WTO Warns Of Economic Fallout From Trade Disputes As Exports Plunge

The World Trade Organization downgraded forecasts for trade, with lowest growth in merchandise orders since the end of the global financial crisis.

WTO Warns Of Economic Fallout From Trade Disputes As Exports Plunge
Getty Images/Joe Raedle

The World Trade Organization is warning of a global economic slowdown, with exports disrupted by the U.S.-China trade war, Brexit and plunging factory orders. 

In April, the WTO estimated that trade in merchandise would rise by 2.6 percent in 2019. Now the organization has dramatically downgraded that forecast to 1.2 percent.

The trade flow, even at a slight increase, would mark the weakest pace of growth since the end of the 2008 global financial crisis. 

Amid the trade war, U.S. imports from China were down by 12 percent over the first seven months of 2019; Chinese imports from the U.S. fell by 28 percent. Meanwhile, economic activity in Europe is sputtering and factory orders shrinking over fears of Brexit and a U.K. withdrawal from the European Union without a negotiated deal.

Roberto Azevêdo, the director-general of the WTO, puts substantial blame on trade disputes. He says "resolving trade disagreements" is critical to global economic well-being.

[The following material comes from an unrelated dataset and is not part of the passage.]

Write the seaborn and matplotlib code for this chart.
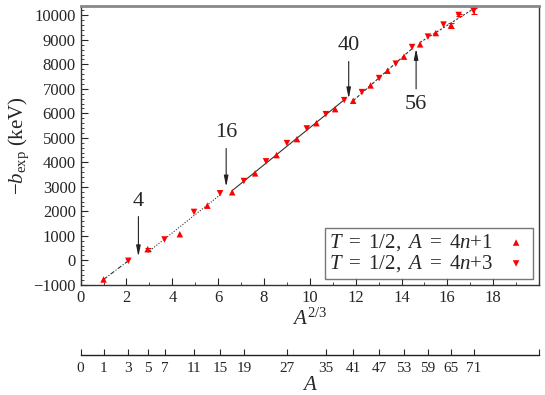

He said: “The darkening outlook for trade is discouraging but not unexpected. Beyond their direct effects, trade conflicts heighten uncertainty, which is leading some businesses to delay the productivity-enhancing investments that are essential to raising living standards." 

This data from IHS Markit, a global business intelligence firm, quantifies the global uncertainty. It shows new export orders from purchasing managers falling from 54 percent in January 2018 to 47.5 percent in 2019. Anything below 50 percent is seen as a sign of economic contraction.

The research finds economic declines in Japan, South Korea, Indonesia and Malaysia. That's on top of data showing that factory activity in the U.K. has fallen for five straight months. Factories in Germany, Russia and the Czech Republic were operating at their lowest output levels since 2009.

Chris Williamson, a chief business economist at IHS Markit, says "there's likely worse to come." He said: "Businesses remain downbeat about the year ahead, with optimism around a seven-year low amid trade war worries, signs of slowing global economic growth and geopolitical concerns."

For now, the WTO says it expects improvement in world trade next year, with 2.7 percent predicted growth. But that's down from an original forecast of 3.0 percent. And the group says its projections "are heavily weighted to the downside."